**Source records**
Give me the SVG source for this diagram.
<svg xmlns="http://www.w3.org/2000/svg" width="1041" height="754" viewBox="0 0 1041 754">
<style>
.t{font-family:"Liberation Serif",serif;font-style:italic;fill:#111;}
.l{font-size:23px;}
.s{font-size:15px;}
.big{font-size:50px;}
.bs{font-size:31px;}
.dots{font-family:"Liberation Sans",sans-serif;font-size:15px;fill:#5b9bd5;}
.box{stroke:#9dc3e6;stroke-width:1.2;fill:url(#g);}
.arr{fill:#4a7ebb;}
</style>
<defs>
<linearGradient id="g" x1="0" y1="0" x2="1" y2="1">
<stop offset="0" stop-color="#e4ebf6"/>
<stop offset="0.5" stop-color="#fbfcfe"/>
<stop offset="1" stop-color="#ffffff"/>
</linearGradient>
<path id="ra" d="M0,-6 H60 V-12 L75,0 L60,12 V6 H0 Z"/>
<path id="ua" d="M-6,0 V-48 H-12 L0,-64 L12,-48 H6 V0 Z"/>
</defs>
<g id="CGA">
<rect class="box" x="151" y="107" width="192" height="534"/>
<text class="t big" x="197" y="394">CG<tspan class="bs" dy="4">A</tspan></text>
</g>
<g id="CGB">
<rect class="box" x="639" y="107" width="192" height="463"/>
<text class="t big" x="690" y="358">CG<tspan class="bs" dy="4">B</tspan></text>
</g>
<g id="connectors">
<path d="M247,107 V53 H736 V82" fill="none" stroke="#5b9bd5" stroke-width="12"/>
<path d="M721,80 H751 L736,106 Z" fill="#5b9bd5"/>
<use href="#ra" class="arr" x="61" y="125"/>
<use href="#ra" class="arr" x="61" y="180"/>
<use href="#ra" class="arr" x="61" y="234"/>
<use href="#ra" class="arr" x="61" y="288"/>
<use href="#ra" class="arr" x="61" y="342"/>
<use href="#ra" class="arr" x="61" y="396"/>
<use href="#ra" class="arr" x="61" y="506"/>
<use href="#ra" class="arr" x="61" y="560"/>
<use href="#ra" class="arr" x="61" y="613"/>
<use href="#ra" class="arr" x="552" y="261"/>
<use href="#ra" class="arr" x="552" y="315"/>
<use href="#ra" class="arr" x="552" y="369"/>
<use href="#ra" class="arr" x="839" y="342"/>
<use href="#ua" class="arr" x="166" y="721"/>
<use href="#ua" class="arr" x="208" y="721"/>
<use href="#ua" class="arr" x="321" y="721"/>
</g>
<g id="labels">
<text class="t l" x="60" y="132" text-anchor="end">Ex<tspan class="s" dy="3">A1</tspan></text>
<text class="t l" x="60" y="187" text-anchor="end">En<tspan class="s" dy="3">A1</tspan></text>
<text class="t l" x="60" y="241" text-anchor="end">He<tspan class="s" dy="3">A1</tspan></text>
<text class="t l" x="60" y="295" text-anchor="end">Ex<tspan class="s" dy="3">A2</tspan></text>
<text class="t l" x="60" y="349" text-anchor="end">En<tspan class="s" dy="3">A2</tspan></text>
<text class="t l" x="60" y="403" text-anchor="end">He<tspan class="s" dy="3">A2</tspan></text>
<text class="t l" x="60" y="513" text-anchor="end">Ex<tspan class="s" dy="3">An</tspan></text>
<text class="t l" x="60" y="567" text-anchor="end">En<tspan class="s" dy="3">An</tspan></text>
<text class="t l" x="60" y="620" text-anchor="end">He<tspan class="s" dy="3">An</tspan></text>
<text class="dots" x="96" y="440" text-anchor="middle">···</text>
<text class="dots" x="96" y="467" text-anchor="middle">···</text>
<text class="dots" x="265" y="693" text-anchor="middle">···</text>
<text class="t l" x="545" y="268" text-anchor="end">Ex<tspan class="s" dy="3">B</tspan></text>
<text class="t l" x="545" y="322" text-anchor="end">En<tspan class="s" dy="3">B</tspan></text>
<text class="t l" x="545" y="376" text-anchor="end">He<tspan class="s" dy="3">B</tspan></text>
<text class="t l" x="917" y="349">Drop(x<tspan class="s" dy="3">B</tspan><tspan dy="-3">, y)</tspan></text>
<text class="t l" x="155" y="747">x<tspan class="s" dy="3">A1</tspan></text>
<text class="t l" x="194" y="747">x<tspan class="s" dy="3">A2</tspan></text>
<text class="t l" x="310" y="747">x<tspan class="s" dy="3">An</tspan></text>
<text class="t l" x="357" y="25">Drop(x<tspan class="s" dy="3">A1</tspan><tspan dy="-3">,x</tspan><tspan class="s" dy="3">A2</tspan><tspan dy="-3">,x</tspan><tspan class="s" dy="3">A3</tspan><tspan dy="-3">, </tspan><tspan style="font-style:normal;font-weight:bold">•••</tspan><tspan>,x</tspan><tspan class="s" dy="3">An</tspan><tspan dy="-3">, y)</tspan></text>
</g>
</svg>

* * *

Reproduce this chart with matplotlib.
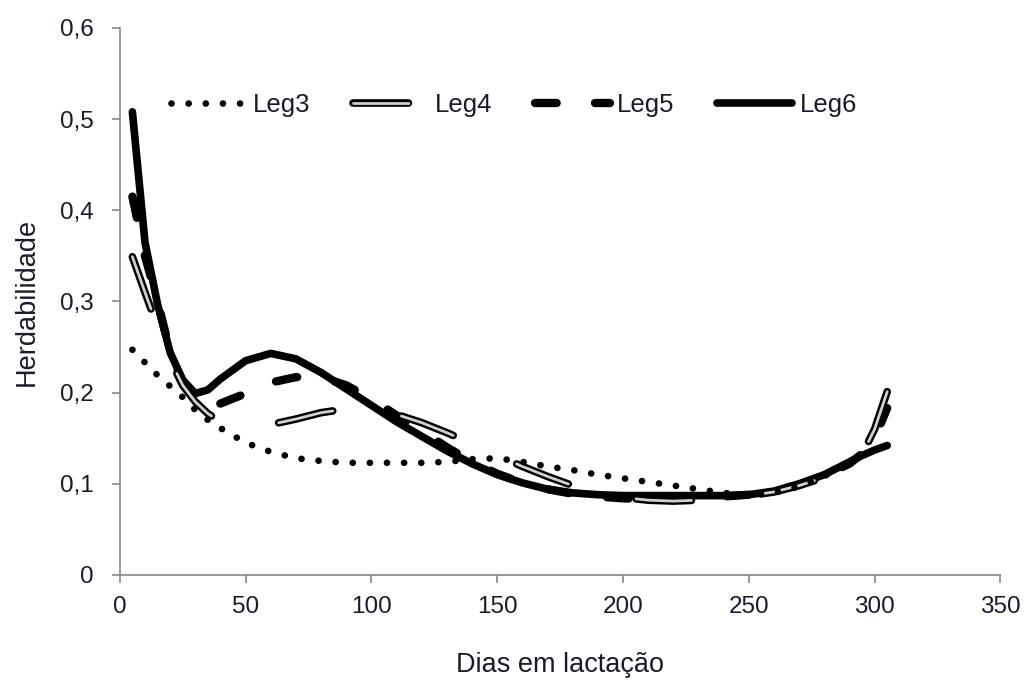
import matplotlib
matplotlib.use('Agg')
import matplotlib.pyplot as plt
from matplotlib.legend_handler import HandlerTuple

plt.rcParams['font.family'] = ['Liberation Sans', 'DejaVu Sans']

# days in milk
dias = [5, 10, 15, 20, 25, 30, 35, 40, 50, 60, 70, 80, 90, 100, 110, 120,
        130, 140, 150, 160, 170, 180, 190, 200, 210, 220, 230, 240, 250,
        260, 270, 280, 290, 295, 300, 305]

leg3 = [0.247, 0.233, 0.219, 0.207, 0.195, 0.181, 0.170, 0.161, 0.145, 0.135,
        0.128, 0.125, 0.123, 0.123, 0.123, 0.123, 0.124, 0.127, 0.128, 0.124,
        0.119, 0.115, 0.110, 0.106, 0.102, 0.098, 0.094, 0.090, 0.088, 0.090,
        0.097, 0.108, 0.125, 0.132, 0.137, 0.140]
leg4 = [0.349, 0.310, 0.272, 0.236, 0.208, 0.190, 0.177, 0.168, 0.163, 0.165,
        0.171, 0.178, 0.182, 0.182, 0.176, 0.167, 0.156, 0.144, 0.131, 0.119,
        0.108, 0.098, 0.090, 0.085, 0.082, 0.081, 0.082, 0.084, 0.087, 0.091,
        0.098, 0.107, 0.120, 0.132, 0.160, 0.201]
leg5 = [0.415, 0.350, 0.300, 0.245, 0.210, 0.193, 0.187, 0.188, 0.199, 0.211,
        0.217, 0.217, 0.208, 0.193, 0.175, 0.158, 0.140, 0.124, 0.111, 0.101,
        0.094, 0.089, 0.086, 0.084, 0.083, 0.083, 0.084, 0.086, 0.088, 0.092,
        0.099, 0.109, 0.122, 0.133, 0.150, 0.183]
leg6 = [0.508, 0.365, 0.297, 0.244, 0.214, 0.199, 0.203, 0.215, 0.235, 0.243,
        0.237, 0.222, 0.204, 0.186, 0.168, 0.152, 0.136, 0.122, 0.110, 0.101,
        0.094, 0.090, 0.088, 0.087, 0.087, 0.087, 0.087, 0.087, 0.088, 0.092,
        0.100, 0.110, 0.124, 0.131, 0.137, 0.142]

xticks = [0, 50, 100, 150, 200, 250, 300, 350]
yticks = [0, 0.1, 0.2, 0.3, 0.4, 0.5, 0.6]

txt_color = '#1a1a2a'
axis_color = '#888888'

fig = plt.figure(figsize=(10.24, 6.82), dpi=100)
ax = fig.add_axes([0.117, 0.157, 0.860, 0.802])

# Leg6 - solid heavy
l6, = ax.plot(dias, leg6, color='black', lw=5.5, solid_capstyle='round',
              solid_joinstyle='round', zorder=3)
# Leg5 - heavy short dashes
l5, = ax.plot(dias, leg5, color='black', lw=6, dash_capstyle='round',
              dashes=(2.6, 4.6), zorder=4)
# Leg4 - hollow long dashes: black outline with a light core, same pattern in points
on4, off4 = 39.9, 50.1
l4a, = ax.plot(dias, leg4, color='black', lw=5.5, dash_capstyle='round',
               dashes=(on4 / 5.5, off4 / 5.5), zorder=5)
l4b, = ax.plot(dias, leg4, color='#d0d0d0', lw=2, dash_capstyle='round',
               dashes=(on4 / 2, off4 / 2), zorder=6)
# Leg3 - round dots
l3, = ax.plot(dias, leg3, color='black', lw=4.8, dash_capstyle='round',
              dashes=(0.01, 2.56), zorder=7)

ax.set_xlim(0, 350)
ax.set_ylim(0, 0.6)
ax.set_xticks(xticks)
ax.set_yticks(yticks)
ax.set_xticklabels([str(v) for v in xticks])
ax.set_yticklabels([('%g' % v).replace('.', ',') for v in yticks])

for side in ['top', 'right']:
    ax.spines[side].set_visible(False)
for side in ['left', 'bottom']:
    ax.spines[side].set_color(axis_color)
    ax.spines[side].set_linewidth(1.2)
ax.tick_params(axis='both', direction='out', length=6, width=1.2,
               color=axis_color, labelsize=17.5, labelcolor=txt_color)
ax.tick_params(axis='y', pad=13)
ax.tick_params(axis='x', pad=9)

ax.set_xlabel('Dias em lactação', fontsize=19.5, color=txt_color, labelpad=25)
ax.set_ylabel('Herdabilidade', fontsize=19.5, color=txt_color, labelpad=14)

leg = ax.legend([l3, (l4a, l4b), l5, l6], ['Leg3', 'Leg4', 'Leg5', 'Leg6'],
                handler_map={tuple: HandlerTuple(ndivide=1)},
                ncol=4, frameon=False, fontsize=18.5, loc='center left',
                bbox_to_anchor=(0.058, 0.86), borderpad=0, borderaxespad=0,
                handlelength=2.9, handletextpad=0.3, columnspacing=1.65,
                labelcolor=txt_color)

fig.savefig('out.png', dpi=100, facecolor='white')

**Written instruction**
Tally the lines of the data that contain the string "matplotlib" and report the total alone.

**Reply to the task**
5